Friday, March 29, 2013

The Second Laziest Place on Earth: Pulau Weh

The largest Indonesian island is Sumatra. An hour's ferry ride northwest of Sumatra is the volcanic island of Pulau Weh. It's lush, jungle-covered hills are surrounded by a sea prized by any diver lucky enough to get here. I'd planned to visit the place ten years ago, but the Banda Aceh region was closed by the government due to "rebel activity." After the tsunami took 150,000 lives, government and residents put aside their differences and international aid flowed to the region. The tourists soon followed.

It cost me less than fifty bucks to take the evening flight from from Medan, Sumatra's largest city, to Banda Aceh. Finding a place to sleep was a bit more troublesome as the small city is not equipped to accommodate backpackers. Every driver wanted to take me to the expensive hotels (rooms costing $70 or more). I managed to find a budget hotel after a good hour of roaming the streets with a perplexed motorcycle cab driver who spoke no English.

I'd planned to spend two nights in the city, but by the middle of next day I was ready to leave. The devastation of the tsunami had been repaired but there were no really interesting places to see. I packed my bags and took the last ferry across the straight to the island of Pulau Weh.
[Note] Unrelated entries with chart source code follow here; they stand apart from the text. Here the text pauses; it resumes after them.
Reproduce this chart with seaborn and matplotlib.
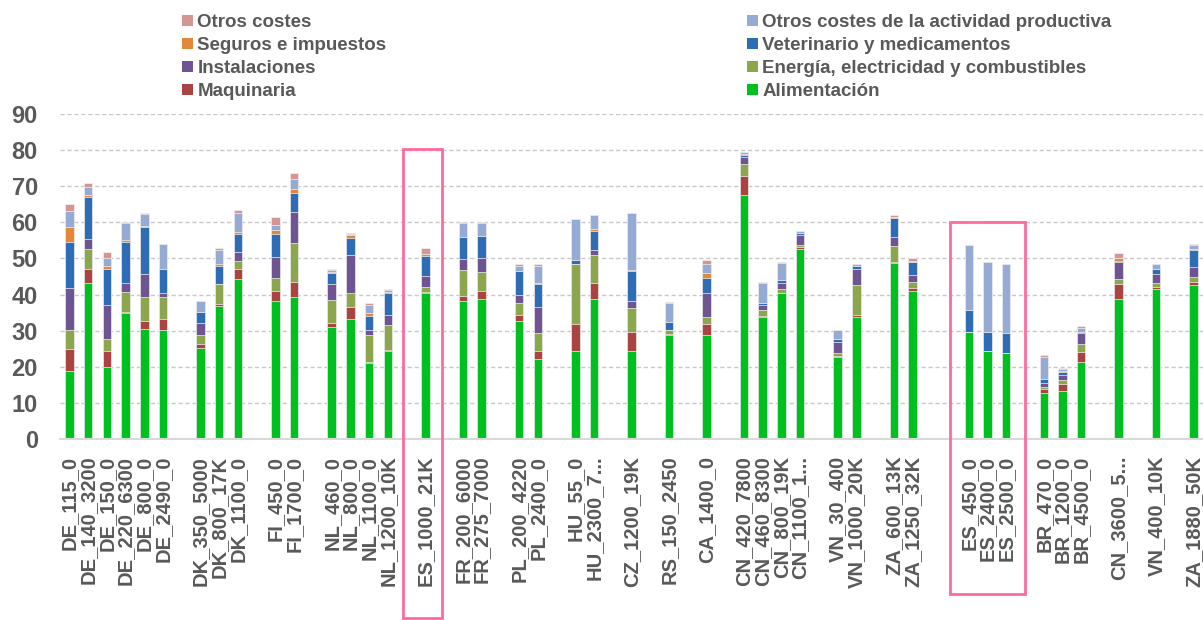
import numpy as np
import pandas as pd
import seaborn as sns
import matplotlib.pyplot as plt
from matplotlib.patches import Patch, Rectangle

# ------------------------------------------------------------------
# Datos (coste por componente)
# ------------------------------------------------------------------
# "" = hueco entre países
categories = ["DE_115_0", "DE_140_3200", "DE_150_0", "DE_220_6300", "DE_800_0", "DE_2490_0", "",
              "DK_350_5000", "DK_800_17K", "DK_1100_0", "",
              "FI_450_0", "FI_1700_0", "",
              "NL_460_0", "NL_800_0", "NL_1100_0", "NL_1200_10K", "",
              "ES_1000_21K", "",
              "FR_200_6000", "FR_275_7000", "",
              "PL_200_4220", "PL_2400_0", "",
              "HU_55_0", "HU_2300_7...", "",
              "CZ_1200_19K", "",
              "RS_150_2450", "",
              "CA_1400_0", "",
              "CN_420_7800", "CN_460_8300", "CN_800_19K", "CN_1100_1...", "",
              "VN_30_400", "VN_1000_20K", "",
              "ZA_600_13K", "ZA_1250_32K", "", "",
              "ES_450_0", "ES_2400_0", "ES_2500_0", "",
              "BR_470_0", "BR_1200_0", "BR_4500_0", "",
              "CN_3600_5...", "",
              "VN_400_10K", "",
              "ZA_1880_50K"]

alimentacion = [18.7, 43.1, 20.0, 35.0, 30.5, 30.2, 25.1, 36.7, 44.2, 38.1, 39.4,
                31.0, 33.2, 21.1, 24.5, 40.5, 38.1, 38.9, 32.7, 22.1, 24.3, 38.9,
                24.5, 28.9, 28.7, 67.7, 33.8, 40.4, 52.7, 22.6, 33.8, 48.7, 41.1,
                29.5, 24.3, 23.7, 12.8, 13.2, 21.2, 38.9, 41.6, 42.6]
maquinaria = [6.1, 4.1, 4.5, 0.2, 2.2, 3.0, 1.3, 0.8, 2.8, 3.0, 4.2,
              1.0, 3.4, 0.1, 0.1, 0.1, 1.6, 2.2, 1.6, 2.4, 7.5, 4.4,
              5.0, 0.1, 3.1, 5.0, 0.4, 0.1, 0.6, 0.5, 0.5, 0.4, 0.8,
              0, 0, 0, 1.1, 1.9, 2.8, 3.9, 0.4, 1.0]
energia = [5.4, 5.4, 3.2, 5.6, 6.5, 6.2, 2.4, 5.3, 2.2, 3.4, 10.6,
           6.5, 3.8, 7.6, 6.9, 1.4, 7.0, 5.1, 3.5, 4.8, 16.6, 7.6,
           6.8, 1.1, 2.0, 3.5, 1.5, 1.0, 0.3, 0.8, 8.3, 4.4, 1.5,
           0, 0, 0, 0.4, 1.2, 2.3, 1.5, 1.2, 1.4]
instalaciones = [11.5, 2.7, 9.4, 2.3, 6.4, 1.1, 3.2, 0.1, 2.5, 5.8, 8.8,
                 4.3, 10.5, 1.4, 2.8, 3.1, 3.1, 3.8, 2.0, 7.3, 0.1, 1.4,
                 2.0, 0.2, 6.6, 1.8, 1.5, 1.6, 3.0, 2.9, 4.4, 2.5, 1.9,
                 0, 0, 0, 1.1, 1.4, 3.0, 4.8, 2.5, 2.7]
veterinario = [12.9, 11.6, 10.1, 11.4, 13.2, 6.6, 3.3, 4.9, 5.1, 6.5, 5.2,
               3.3, 4.8, 3.9, 6.1, 5.5, 6.1, 6.2, 6.6, 6.4, 1.1, 5.3,
               8.1, 2.2, 4.3, 0.6, 0.6, 0.9, 0.5, 1.0, 1.0, 5.3, 3.8,
               6.2, 5.2, 5.6, 1.3, 0.8, 0.3, 0.1, 1.5, 4.7]
seguros = [4.0, 0.7, 0.8, 0.5, 0.3, 0, 0, 0.6, 0.5, 1.2, 1.1,
           0.1, 0.7, 0.7, 0.2, 0.5, 0.1, 0.1, 0, 0.3, 0, 0.6,
           0.3, 0, 1.4, 0.3, 0, 0, 0, 0, 0, 0.2, 0,
           0, 0, 0, 0, 0.2, 0.1, 0.8, 0, 0.2]
otros_actividad = [4.6, 2.3, 2.2, 4.9, 3.3, 6.9, 3.0, 4.0, 5.2, 1.4, 2.6,
                   0.5, 0.5, 2.2, 0.6, 0.2, 3.9, 3.6, 1.5, 4.7, 11.4, 3.7,
                   15.8, 5.2, 2.3, 0.5, 5.5, 4.7, 0.4, 2.4, 0.5, 0, 0.3,
                   17.9, 19.4, 19.1, 6.1, 0.7, 1.1, 0.2, 1.3, 1.0]
otros_costes = [1.8, 0.9, 1.6, 0.2, 0.3, 0, 0, 0.6, 0.8, 2.2, 1.8,
                0.3, 0.2, 0.8, 0.4, 1.7, 0.2, 0.2, 0.5, 0.5, 0, 0.2,
                0.2, 0.2, 1.2, 0.1, 0.3, 0.2, 0, 0, 0.1, 0.5, 0.8,
                0, 0, 0, 0.5, 0.3, 0.4, 1.3, 0, 0.5]

# de abajo hacia arriba
series = ["Alimentación", "Maquinaria", "Energía, electricidad y combustibles",
          "Instalaciones", "Veterinario y medicamentos", "Seguros e impuestos",
          "Otros costes de la actividad productiva", "Otros costes"]
values = [alimentacion, maquinaria, energia, instalaciones, veterinario,
          seguros, otros_actividad, otros_costes]
colors = ["#00C020", "#A94442", "#8CA64E", "#6E5491", "#2E6DB6", "#E3873A",
          "#95ABD3", "#D49594"]

GRAY = "#595959"

sns.set_style("white")
plt.rcParams['font.family'] = ['Liberation Sans', 'DejaVu Sans']
plt.rcParams['font.weight'] = 'bold'

fig = plt.figure(figsize=(12.03, 6.2), dpi=100)
ax = fig.add_axes([60 / 1203, (620 - 439) / 620, 1 - 60 / 1203, (439 - 114) / 620])

slots = [i for i, c in enumerate(categories) if c]
order = list(range(len(categories)))
cum = np.cumsum(np.array(values), axis=0)

# barras apiladas: se dibuja el acumulado de arriba hacia abajo
for k in reversed(range(len(series))):
    sns.barplot(x=slots, y=cum[k], order=order, color=colors[k], saturation=1,
                width=0.45, edgecolor="#F2F2F2", linewidth=0.5, ax=ax)

ax.set_xlim(-0.5, len(categories) - 0.5)
ax.set_ylim(0, 90)
ax.set_yticks(range(0, 91, 10))
ax.set_xticks(order)
ax.set_xticklabels(categories, rotation=90, fontsize=14.5, fontweight='bold', color=GRAY)
ax.set_xticks(np.arange(-0.5, len(categories), 1), minor=True)
ax.tick_params(axis='x', which='major', length=0, pad=12)
ax.tick_params(axis='x', which='minor', length=5, color="#D0D0D0", width=1)
ax.tick_params(axis='y', length=0, pad=16, labelsize=17, labelcolor=GRAY)
for t in ax.get_yticklabels():
    t.set_fontweight('bold')
ax.set_xlabel("")
ax.set_ylabel("")

ax.yaxis.grid(True, linestyle=(0, (3, 2)), color="#C8C8C8", linewidth=1)
ax.set_axisbelow(True)
for s in ["left", "top", "right"]:
    ax.spines[s].set_visible(False)
ax.spines["bottom"].set_color("#D9D9D9")
ax.spines["bottom"].set_linewidth(1.5)

# recuadros rosas
box_color = "#FF6B9A"
ax.add_patch(Rectangle((17.79, -49.6), 2.08, 129.8, fill=False, edgecolor=box_color,
                       linewidth=2, clip_on=False, zorder=5))
ax.add_patch(Rectangle((47.02, -42.9), 4.0, 102.9, fill=False, edgecolor=box_color,
                       linewidth=2, clip_on=False, zorder=5))

# leyenda en dos columnas
left_items = [7, 5, 3, 1]
right_items = [6, 4, 2, 0]
for items, xpos in [(left_items, 173 / 1203), (right_items, 738 / 1203)]:
    handles = [Patch(facecolor=colors[k], edgecolor='none') for k in items]
    leg = fig.legend(handles, [series[k] for k in items], loc='upper left',
                     bbox_to_anchor=(xpos, 1 - 5 / 620), frameon=False,
                     fontsize=13.5, handlelength=0.55, handleheight=0.55,
                     handletextpad=0.25, labelspacing=0.32, borderpad=0)
    for t in leg.get_texts():
        t.set_color(GRAY)
        t.set_fontweight('bold')

fig.savefig("out.png", dpi=100)
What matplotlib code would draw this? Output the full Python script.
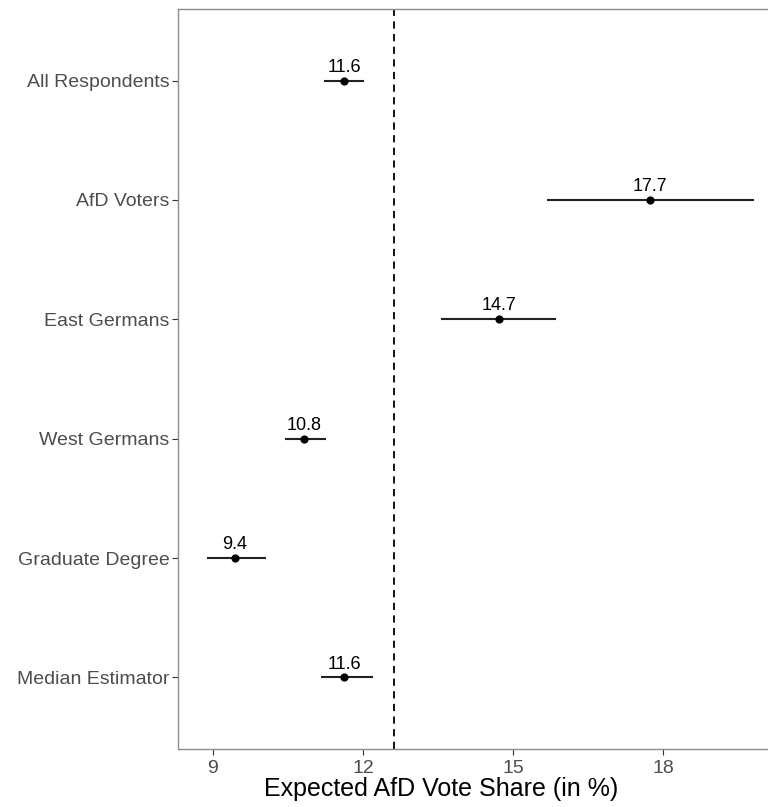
import matplotlib.pyplot as plt

plt.rcParams['font.family'] = ['Liberation Sans', 'DejaVu Sans']

groups = ['All Respondents', 'AfD Voters', 'East Germans', 'West Germans',
          'Graduate Degree', 'Median Estimator']
estimate = [11.62, 17.74, 14.72, 10.82, 9.44, 11.62]
lower = [11.22, 15.68, 13.56, 10.44, 8.88, 11.16]
upper = [12.02, 19.82, 15.86, 11.26, 10.06, 12.20]
labels = ['11.6', '17.7', '14.7', '10.8', '9.4', '11.6']
ref_line = 12.62

fig = plt.figure(figsize=(7.68, 8.07), dpi=100)
ax = fig.add_axes([178/768, 1 - 749/807, 592/768, 740/807])

ypos = list(range(1, len(groups) + 1))
ax.hlines(ypos, lower, upper, color='#222222', lw=1.5)
ax.scatter(estimate, ypos, s=24, color='black', zorder=3)
for x, y, t in zip(estimate, ypos, labels):
    ax.annotate(t, (x, y), xytext=(0, 3.5), textcoords='offset points',
                ha='center', va='bottom', fontsize=13, color='black')

ax.axvline(ref_line, color='black', ls=(0, (4, 3)), lw=1.3)

ax.set_yticks(ypos)
ax.set_yticklabels(groups)
ax.set_ylim(6.6, 0.4)
ax.set_xlim(8.30, 20.14)
ax.set_xticks([9, 12, 15, 18])
ax.set_xlabel('Expected AfD Vote Share (in %)', fontsize=18, color='black')
# label sits left of the panel centre in the reference
ax.xaxis.set_label_coords(0.444, -0.038)

for s in ax.spines.values():
    s.set_color('#8c8c8c')
    s.set_linewidth(1.0)
ax.tick_params(axis='both', colors='#333333', labelcolor='#4d4d4d', labelsize=14,
               length=4, width=0.8)
ax.tick_params(axis='x', pad=4)
ax.tick_params(axis='y', pad=2)

fig.savefig('out.png', dpi=100)
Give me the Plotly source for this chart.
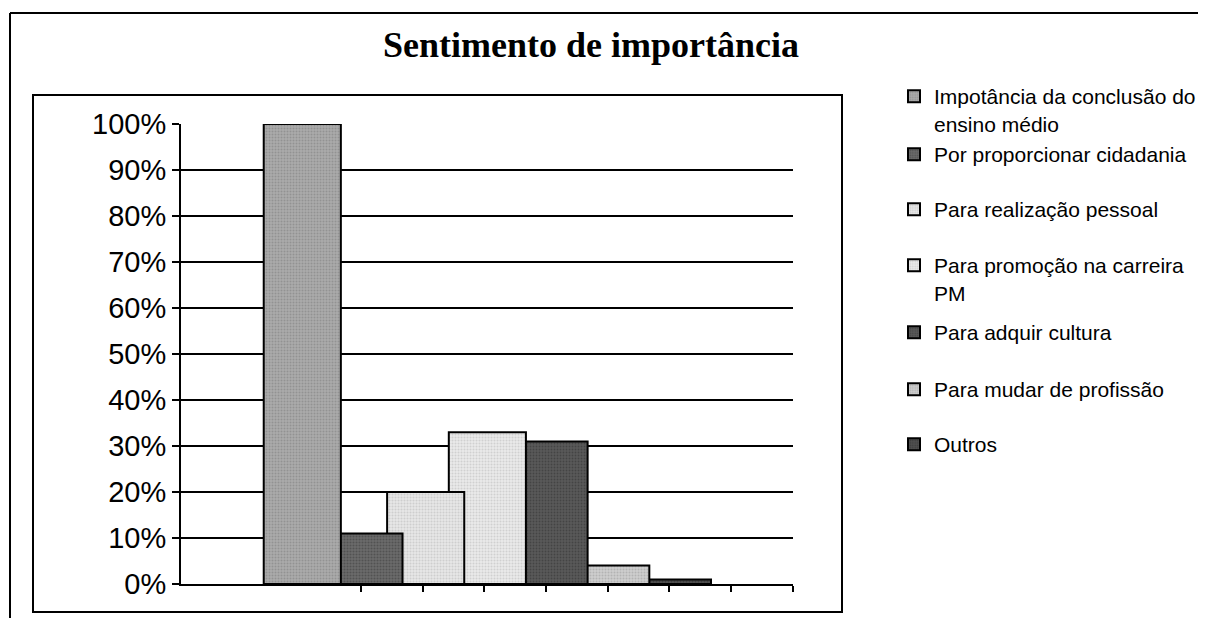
import plotly.graph_objects as go

# ---- data ----
series_names = [
    "Impotância da conclusão do<br>ensino médio",
    "Por proporcionar cidadania",
    "Para realização pessoal",
    "Para promoção na carreira<br>PM",
    "Para adquir cultura",
    "Para mudar de profissão",
    "Outros",
]
values = [1.00, 0.11, 0.20, 0.33, 0.31, 0.04, 0.01]
y_tick_vals = [0, 0.1, 0.2, 0.3, 0.4, 0.5, 0.6, 0.7, 0.8, 0.9, 1.0]
y_tick_text = ["0%", "10%", "20%", "30%", "40%", "50%", "60%", "70%", "80%", "90%", "100%"]

# ---- styles ----
fills = ["#ababab", "#6a6a6a", "#e6e6e6", "#e9e9e9", "#5a5a5a", "#cdcdcd", "#505050"]
dots = ["#7a7a7a", "#3a3a3a", "#b5b5b5", "#b8b8b8", "#2e2e2e", "#999999", "#2a2a2a"]

OFF = 8  # page body margin in the browser
W, H = 1206 - 2 * OFF, 626 - 2 * OFF  # figure fits the window without scrollbars
L, R, T, B = 181 - OFF, 793 - OFF, 124 - OFF, 584 - OFF


def px_x(p):
    return (p - OFF - L) / (R - L)


def px_y(p):
    return (B - (p - OFF)) / (B - T)


legend_first_line_y = [97, 155, 210, 266, 333, 390, 445]

fig = go.Figure()
n = len(values)
# earlier series are drawn on top -> add in reverse order
for i in reversed(range(n)):
    fig.add_trace(go.Bar(
        x=[i], y=[values[i]], name=series_names[i], width=1.25,
        marker=dict(color=fills[i], line=dict(color="black", width=2),
                    pattern=dict(shape=".", fgcolor=dots[i], bgcolor=fills[i],
                                 size=3, solidity=0.35)),
        legend="legend" if i == 0 else f"legend{i+1}",
        hoverinfo="skip",
    ))

layout_legends = {}
for i in range(n):
    key = "legend" if i == 0 else f"legend{i+1}"
    layout_legends[key] = dict(
        x=px_x(894), y=px_y(legend_first_line_y[i] - 21),
        xanchor="left", yanchor="top", xref="paper", yref="paper",
        bgcolor="rgba(0,0,0,0)", borderwidth=0, valign="top",
        font=dict(family="Arial, Liberation Sans, sans-serif", size=21, color="black"),
        itemclick=False, itemdoubleclick=False,
    )

fig.update_layout(
    width=W, height=H, autosize=False,
    margin=dict(l=L, r=W - R, t=T, b=H - B, autoexpand=False),
    paper_bgcolor="white", plot_bgcolor="white",
    barmode="overlay",
    showlegend=True,
    title=dict(text="<b>Sentimento de importância</b>",
               font=dict(family="Times New Roman, Liberation Serif, serif", size=36, color="black"),
               x=(591 - OFF) / W, xanchor="center", xref="container",
               y=1 - (44 - OFF) / H, yanchor="middle", yref="container"),
    xaxis=dict(range=[-1.966, 7.954], showgrid=False, zeroline=False,
               showline=True, linecolor="black", linewidth=2,
               ticks="outside", ticklen=6, tickwidth=2, tickcolor="black",
               tickmode="array", tickvals=[k + 0.95 for k in range(8)],
               showticklabels=False, fixedrange=True),
    yaxis=dict(range=[0, 1], showgrid=True, gridcolor="black", gridwidth=2,
               zeroline=False, showline=True, linecolor="black", linewidth=2,
               ticks="outside", ticklen=7, tickwidth=2, tickcolor="black",
               tickmode="array", tickvals=y_tick_vals, ticktext=y_tick_text,
               tickfont=dict(family="Arial, Liberation Sans, sans-serif", size=29, color="black"),
               fixedrange=True),
    shapes=[
        # outer chart border (only top and left edges are inside the picture)
        dict(type="line", xref="paper", yref="paper",
             x0=px_x(10), x1=px_x(1206), y0=px_y(13), y1=px_y(13),
             line=dict(color="black", width=2), layer="below"),
        dict(type="line", xref="paper", yref="paper",
             x0=px_x(10), x1=px_x(10), y0=px_y(13), y1=px_y(640),
             line=dict(color="black", width=2), layer="below"),
        # inner chart-area frame
        dict(type="rect", xref="paper", yref="paper",
             x0=px_x(33), x1=px_x(842), y0=px_y(95), y1=px_y(612),
             line=dict(color="black", width=2), fillcolor="rgba(0,0,0,0)", layer="below"),
    ],
    **layout_legends,
)

fig.write_html("out.html")
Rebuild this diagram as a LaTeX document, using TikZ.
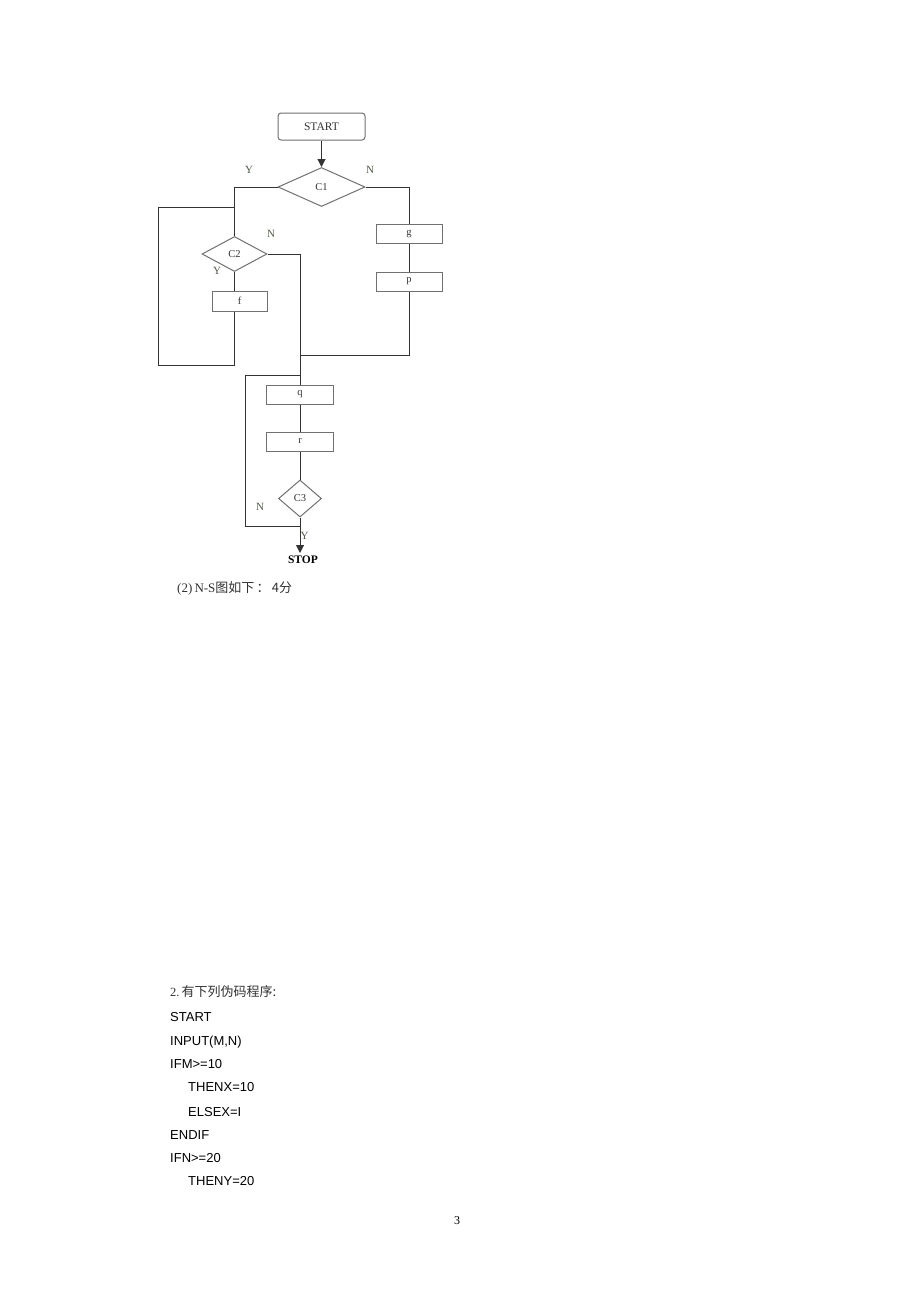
\documentclass[tikz,border=0pt]{standalone}
\usepackage{fontspec}
\setmainfont{Liberation Serif}
\newfontfamily\sansf{Liberation Sans}
\newfontfamily\cjk{Noto Sans CJK SC}
\usetikzlibrary{shapes.geometric,arrows.meta}
\definecolor{lin}{HTML}{333333}
\definecolor{boxc}{HTML}{707070}
\definecolor{lab}{HTML}{4E5A48}
\definecolor{txt}{HTML}{333333}
\begin{document}
\begin{tikzpicture}[x=1pt,y=-1pt,
  box/.style={draw=boxc,line width=1pt,minimum width=66pt,minimum height=19pt,inner sep=0pt,font=\fontsize{10.5}{12}\selectfont,text=txt},
  dia/.style={draw=boxc,line width=1pt,diamond,inner sep=0pt,font=\fontsize{10.5}{12}\selectfont,text=txt},
  yn/.style={font=\fontsize{11}{12}\selectfont,text=lab,inner sep=0pt},
  conn/.style={draw=lin,line width=1pt},
  arr/.style={conn,-{Triangle[length=8pt,width=8pt]}},
  code/.style={anchor=base west,inner sep=0pt,font=\sansf\fontsize{13}{15}\selectfont,text=black}]
\path[use as bounding box,fill=white] (0,0) rectangle (920,1302);

% flowchart nodes
\node[draw=boxc,line width=1pt,rounded corners=3pt,minimum width=87pt,minimum height=27pt,inner sep=0pt,font=\fontsize{11.5}{13}\selectfont,text=txt] (start) at (321.5,126.5) {START};
\node[dia,minimum width=87pt,minimum height=39pt] (c1) at (321.5,187) {C1};
\node[dia,minimum width=65pt,minimum height=35pt] (c2) at (234.5,254) {C2};
\node[box,minimum width=55pt,minimum height=20pt] (f) at (239.5,301) {f};
\node[box] (g) at (409,233.5) {g};
\node[box] (p) at (409,281.5) {p};
\node[box,minimum width=67pt] (q) at (300,394.5) {q};
\node[box,minimum width=67pt] (r) at (300,441.5) {r};
\node[dia,minimum width=43pt,minimum height=37pt] (c3) at (300,498.5) {C3};
\node[inner sep=0pt,font=\bfseries\fontsize{11.5}{13}\selectfont] (stop) at (303,560) {STOP};

% helper coordinates
\coordinate (a1) at (234.5,207);
\coordinate (a2) at (158,207);
\coordinate (a3) at (158,365);
\coordinate (a4) at (234.5,365);
\coordinate (m1) at (300,355);
\coordinate (b1) at (300,375);
\coordinate (b2) at (245,375);
\coordinate (b3) at (245,526);
\coordinate (b4) at (300,526);
\coordinate (stoptop) at (300,553);

% connectors
\draw[arr] (start.south) -- (c1.north);
\draw[conn] (c1.west) -| (c2.north);
\draw[conn] (c2.south) -- (c2.south |- f.north);
\draw[conn] (a4 |- f.south) -- (a4) -- (a3) -- (a2) -- (a1);
\draw[conn] (c2.east) -| (q.north);
\draw[conn] (c1.east) -| (g.north);
\draw[conn] (g.south) -- (p.north);
\draw[conn] (p.south) |- (m1);
\draw[conn] (q.south) -- (r.north);
\draw[conn] (r.south) -- (c3.north);
\draw[arr] (c3.south) -- (stoptop);
\draw[conn] (b4) -- (b3) -- (b2) -- (b1);

% labels
\node[yn] (ly1) at (249,170) {Y};
\node[yn] (ln1) at (370,170) {N};
\node[yn] (ln2) at (271,234) {N};
\node[yn] (ly2) at (217,271) {Y};
\node[yn] (ln3) at (260,507) {N};
\node[yn] (ly3) at (304.5,536) {Y};

% caption
\node[anchor=base west,inner sep=0pt,font=\fontsize{13}{15}\selectfont,text=txt] (cap) at (177,592) {(2)\,N-S{\cjk\fontsize{13}{15}\selectfont 图如下\,：\,4分}};

% pseudo code
\node[anchor=base west,inner sep=0pt,font=\fontsize{12.5}{14}\selectfont,text=txt] (h) at (170,996.5) {2.\,{\cjk\fontsize{13}{15}\selectfont 有下列伪码程序:}};
\node[code] (l1) at (170,1021.5) {START};
\node[code] (l2) at (170,1045.5) {INPUT(M,N)};
\node[code] (l3) at (170,1068.5) {IFM>=10};
\node[code] (l4) at (188,1091.5) {THENX=10};
\node[code] (l5) at (188,1116.5) {ELSEX=I};
\node[code] (l6) at (170,1139.5) {ENDIF};
\node[code] (l7) at (170,1162.5) {IFN>=20};
\node[code] (l8) at (188,1185.5) {THENY=20};

% page number
\node[inner sep=0pt,font=\fontsize{12}{14}\selectfont] (pg) at (457,1221) {3};
\end{tikzpicture}
\end{document}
From the pier, I joined a shared mini-bus to get across the island to the village of Iboih. The narrow road winds and twists along the steep hills and the driver had to negotiate his way past numerous motorcycles on the route. The road was in particularly good condition, with what looked like new paving. What struck me most was the method the islanders used to create fences; planting thin trees right next to each other and connecting them with wire. The result is a living fence that will not rot in the moist tropical air.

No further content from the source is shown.